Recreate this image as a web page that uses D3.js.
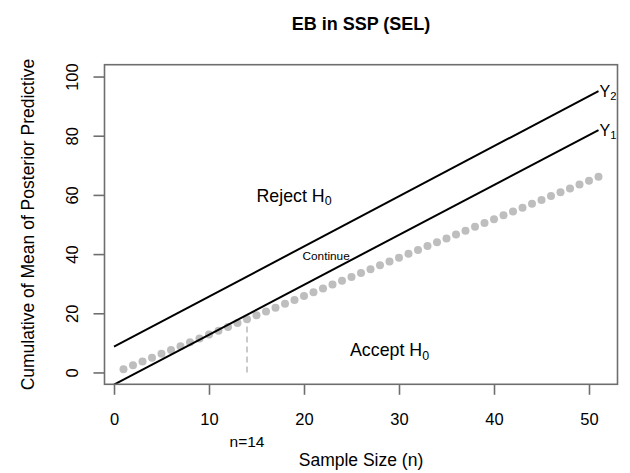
<!DOCTYPE html>
<html>
<head>
<meta charset="utf-8">
<script src="https://cdn.jsdelivr.net/npm/d3@7"></script>
<style>
  html, body { margin: 0; padding: 0; background: #fff; }
  text { font-family: "Liberation Sans", Arial, sans-serif; fill: #000; }
</style>
</head>
<body>
<svg id="chart" width="630" height="473"></svg>
<script>
// ---- data ----
const sampleSize = d3.range(1, 52); // n = 1..51
const cumMean = [1.1, 2.4, 3.7, 5.0, 6.3, 7.6, 8.9, 10.2, 11.5, 12.8,
  14.1, 15.4, 16.7, 18.0, 19.3, 20.6, 21.9, 23.2, 24.5, 25.8,
  27.1, 28.4, 29.7, 31.0, 32.3, 33.6, 34.9, 36.2, 37.5, 38.8,
  40.1, 41.4, 42.7, 44.0, 45.3, 46.6, 47.9, 49.2, 50.5, 51.8,
  53.1, 54.4, 55.7, 57.0, 58.3, 59.6, 60.9, 62.2, 63.5, 64.8, 66.1];
const boundaryX = [0, 51];
const boundaryY1 = [-4.1, 81.9];
const boundaryY2 = [8.7, 95.1];
const stopN = 14;
const xTicks = [0, 10, 20, 30, 40, 50];
const yTicks = [0, 20, 40, 60, 80, 100];

// ---- layout ----
const svg = d3.select("#chart");
const L = 104.5, R = 617.5, T = 64.7, B = 384.3;
const x = d3.scaleLinear().domain([-1, 53]).range([L, R]);
const y = d3.scaleLinear().domain([-4, 104]).range([B, T]);
const axisColor = "#6e6e6e";

svg.append("clipPath").attr("id", "clip")
  .append("rect").attr("x", L).attr("y", T).attr("width", R - L).attr("height", B - T);

const plot = svg.append("g").attr("clip-path", "url(#clip)");

// dashed stop line
plot.append("line")
  .attr("x1", x(stopN)).attr("x2", x(stopN))
  .attr("y1", y(0)).attr("y2", y(cumMean[stopN - 1]))
  .attr("stroke", "#bdbdbd").attr("stroke-width", 1.6)
  .attr("stroke-dasharray", "6,4");

// points
plot.selectAll("circle.pt").data(sampleSize).enter().append("circle")
  .attr("class", "pt")
  .attr("cx", d => x(d)).attr("cy", (d, i) => y(cumMean[i]))
  .attr("r", 4).attr("fill", "#bebebe");

// boundary lines
const line = d3.line().x(d => x(d[0])).y(d => y(d[1]));
[boundaryY1, boundaryY2].forEach(b => {
  plot.append("path")
    .datum(boundaryX.map((v, i) => [v, b[i]]))
    .attr("d", line).attr("fill", "none")
    .attr("stroke", "#000").attr("stroke-width", 2);
});

// box
svg.append("rect").attr("x", L).attr("y", T).attr("width", R - L).attr("height", B - T)
  .attr("fill", "none").attr("stroke", axisColor).attr("stroke-width", 1.6);

// x axis
const xAxis = d3.axisBottom(x).tickValues(xTicks).tickSize(10.5).tickFormat(d3.format("d"));
const gx = svg.append("g").attr("transform", `translate(0,${B})`).call(xAxis);
gx.select(".domain").remove();
gx.selectAll(".tick line").attr("stroke", axisColor).attr("stroke-width", 1.6);
gx.selectAll(".tick text").attr("y", 0).attr("dy", 0)
  .attr("transform", "translate(0,41)")
  .style("font-size", "16.5px").style("font-family", "Liberation Sans, Arial, sans-serif").attr("fill", "#000");

// y axis
const yAxis = d3.axisLeft(y).tickValues(yTicks).tickSize(11).tickFormat(d3.format("d"));
const gy = svg.append("g").attr("transform", `translate(${L},0)`).call(yAxis);
gy.select(".domain").remove();
gy.selectAll(".tick line").attr("stroke", axisColor).attr("stroke-width", 1.6);
gy.selectAll(".tick text").attr("x", 0).attr("dy", 0)
  .attr("transform", `translate(${78 - L},0) rotate(-90)`)
  .attr("text-anchor", "middle")
  .style("font-size", "16.5px").style("font-family", "Liberation Sans, Arial, sans-serif").attr("fill", "#000");

// titles
svg.append("text").attr("x", (L + R) / 2).attr("y", 29.5)
  .attr("text-anchor", "middle").style("font-size", "18px").style("font-weight", "bold")
  .text("EB in SSP (SEL)");
svg.append("text").attr("x", (L + R) / 2).attr("y", 466)
  .attr("text-anchor", "middle").style("font-size", "17.5px")
  .text("Sample Size (n)");
svg.append("text")
  .attr("transform", `translate(33.5,${(T + B) / 2}) rotate(-90)`)
  .attr("text-anchor", "middle").style("font-size", "17.5px")
  .text("Cumulative of Mean of Posterior Predictive");

// n=14 label
svg.append("text").attr("x", x(stopN)).attr("y", 446.5)
  .attr("text-anchor", "middle").style("font-size", "15.5px")
  .text("n=" + stopN);

// region labels
function subLabel(xp, yp, main, sub, size, anchor) {
  const t = svg.append("text").attr("x", xp).attr("y", yp)
    .attr("text-anchor", anchor).style("font-size", size + "px");
  t.append("tspan").text(main);
  t.append("tspan").attr("dy", size * 0.2).style("font-size", (size * 0.7) + "px").text(sub);
  return t;
}
subLabel(256.5, 201.5, "Reject H", "0", 17.8, "start");
subLabel(350, 356, "Accept H", "0", 17.8, "start");
svg.append("text").attr("x", 302.5).attr("y", 260).style("font-size", "11.8px").text("Continue");

// Y1 / Y2 end labels
subLabel(x(51) + 1, y(boundaryY2[1]) + 5.5, "Y", "2", 16, "start");
subLabel(x(51) + 1, y(boundaryY1[1]) + 5.5, "Y", "1", 16, "start");
</script>
</body>
</html>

## DIRECTIONS FOR THIS TASK
Reproduce the material in its entirety and word for word, without the pictures.

## SOLUTION BELOW
Recreate this image as a web page that uses D3.js.
<!DOCTYPE html>
<html>
<head>
<meta charset="utf-8">
<script src="https://cdn.jsdelivr.net/npm/d3@7"></script>
<style>
  html, body { margin: 0; padding: 0; background: #fff; }
  text { font-family: "Liberation Sans", Arial, sans-serif; fill: #000; }
</style>
</head>
<body>
<svg id="chart" width="630" height="473"></svg>
<script>
// ---- data ----
const sampleSize = d3.range(1, 52); // n = 1..51
const cumMean = [1.1, 2.4, 3.7, 5.0, 6.3, 7.6, 8.9, 10.2, 11.5, 12.8,
  14.1, 15.4, 16.7, 18.0, 19.3, 20.6, 21.9, 23.2, 24.5, 25.8,
  27.1, 28.4, 29.7, 31.0, 32.3, 33.6, 34.9, 36.2, 37.5, 38.8,
  40.1, 41.4, 42.7, 44.0, 45.3, 46.6, 47.9, 49.2, 50.5, 51.8,
  53.1, 54.4, 55.7, 57.0, 58.3, 59.6, 60.9, 62.2, 63.5, 64.8, 66.1];
const boundaryX = [0, 51];
const boundaryY1 = [-4.1, 81.9];
const boundaryY2 = [8.7, 95.1];
const stopN = 14;
const xTicks = [0, 10, 20, 30, 40, 50];
const yTicks = [0, 20, 40, 60, 80, 100];

// ---- layout ----
const svg = d3.select("#chart");
const L = 104.5, R = 617.5, T = 64.7, B = 384.3;
const x = d3.scaleLinear().domain([-1, 53]).range([L, R]);
const y = d3.scaleLinear().domain([-4, 104]).range([B, T]);
const axisColor = "#6e6e6e";

svg.append("clipPath").attr("id", "clip")
  .append("rect").attr("x", L).attr("y", T).attr("width", R - L).attr("height", B - T);

const plot = svg.append("g").attr("clip-path", "url(#clip)");

// dashed stop line
plot.append("line")
  .attr("x1", x(stopN)).attr("x2", x(stopN))
  .attr("y1", y(0)).attr("y2", y(cumMean[stopN - 1]))
  .attr("stroke", "#bdbdbd").attr("stroke-width", 1.6)
  .attr("stroke-dasharray", "6,4");

// points
plot.selectAll("circle.pt").data(sampleSize).enter().append("circle")
  .attr("class", "pt")
  .attr("cx", d => x(d)).attr("cy", (d, i) => y(cumMean[i]))
  .attr("r", 4).attr("fill", "#bebebe");

// boundary lines
const line = d3.line().x(d => x(d[0])).y(d => y(d[1]));
[boundaryY1, boundaryY2].forEach(b => {
  plot.append("path")
    .datum(boundaryX.map((v, i) => [v, b[i]]))
    .attr("d", line).attr("fill", "none")
    .attr("stroke", "#000").attr("stroke-width", 2);
});

// box
svg.append("rect").attr("x", L).attr("y", T).attr("width", R - L).attr("height", B - T)
  .attr("fill", "none").attr("stroke", axisColor).attr("stroke-width", 1.6);

// x axis
const xAxis = d3.axisBottom(x).tickValues(xTicks).tickSize(10.5).tickFormat(d3.format("d"));
const gx = svg.append("g").attr("transform", `translate(0,${B})`).call(xAxis);
gx.select(".domain").remove();
gx.selectAll(".tick line").attr("stroke", axisColor).attr("stroke-width", 1.6);
gx.selectAll(".tick text").attr("y", 0).attr("dy", 0)
  .attr("transform", "translate(0,41)")
  .style("font-size", "16.5px").style("font-family", "Liberation Sans, Arial, sans-serif").attr("fill", "#000");

// y axis
const yAxis = d3.axisLeft(y).tickValues(yTicks).tickSize(11).tickFormat(d3.format("d"));
const gy = svg.append("g").attr("transform", `translate(${L},0)`).call(yAxis);
gy.select(".domain").remove();
gy.selectAll(".tick line").attr("stroke", axisColor).attr("stroke-width", 1.6);
gy.selectAll(".tick text").attr("x", 0).attr("dy", 0)
  .attr("transform", `translate(${78 - L},0) rotate(-90)`)
  .attr("text-anchor", "middle")
  .style("font-size", "16.5px").style("font-family", "Liberation Sans, Arial, sans-serif").attr("fill", "#000");

// titles
svg.append("text").attr("x", (L + R) / 2).attr("y", 29.5)
  .attr("text-anchor", "middle").style("font-size", "18px").style("font-weight", "bold")
  .text("EB in SSP (SEL)");
svg.append("text").attr("x", (L + R) / 2).attr("y", 466)
  .attr("text-anchor", "middle").style("font-size", "17.5px")
  .text("Sample Size (n)");
svg.append("text")
  .attr("transform", `translate(33.5,${(T + B) / 2}) rotate(-90)`)
  .attr("text-anchor", "middle").style("font-size", "17.5px")
  .text("Cumulative of Mean of Posterior Predictive");

// n=14 label
svg.append("text").attr("x", x(stopN)).attr("y", 446.5)
  .attr("text-anchor", "middle").style("font-size", "15.5px")
  .text("n=" + stopN);

// region labels
function subLabel(xp, yp, main, sub, size, anchor) {
  const t = svg.append("text").attr("x", xp).attr("y", yp)
    .attr("text-anchor", anchor).style("font-size", size + "px");
  t.append("tspan").text(main);
  t.append("tspan").attr("dy", size * 0.2).style("font-size", (size * 0.7) + "px").text(sub);
  return t;
}
subLabel(256.5, 201.5, "Reject H", "0", 17.8, "start");
subLabel(350, 356, "Accept H", "0", 17.8, "start");
svg.append("text").attr("x", 302.5).attr("y", 260).style("font-size", "11.8px").text("Continue");

// Y1 / Y2 end labels
subLabel(x(51) + 1, y(boundaryY2[1]) + 5.5, "Y", "2", 16, "start");
subLabel(x(51) + 1, y(boundaryY1[1]) + 5.5, "Y", "1", 16, "start");
</script>
</body>
</html>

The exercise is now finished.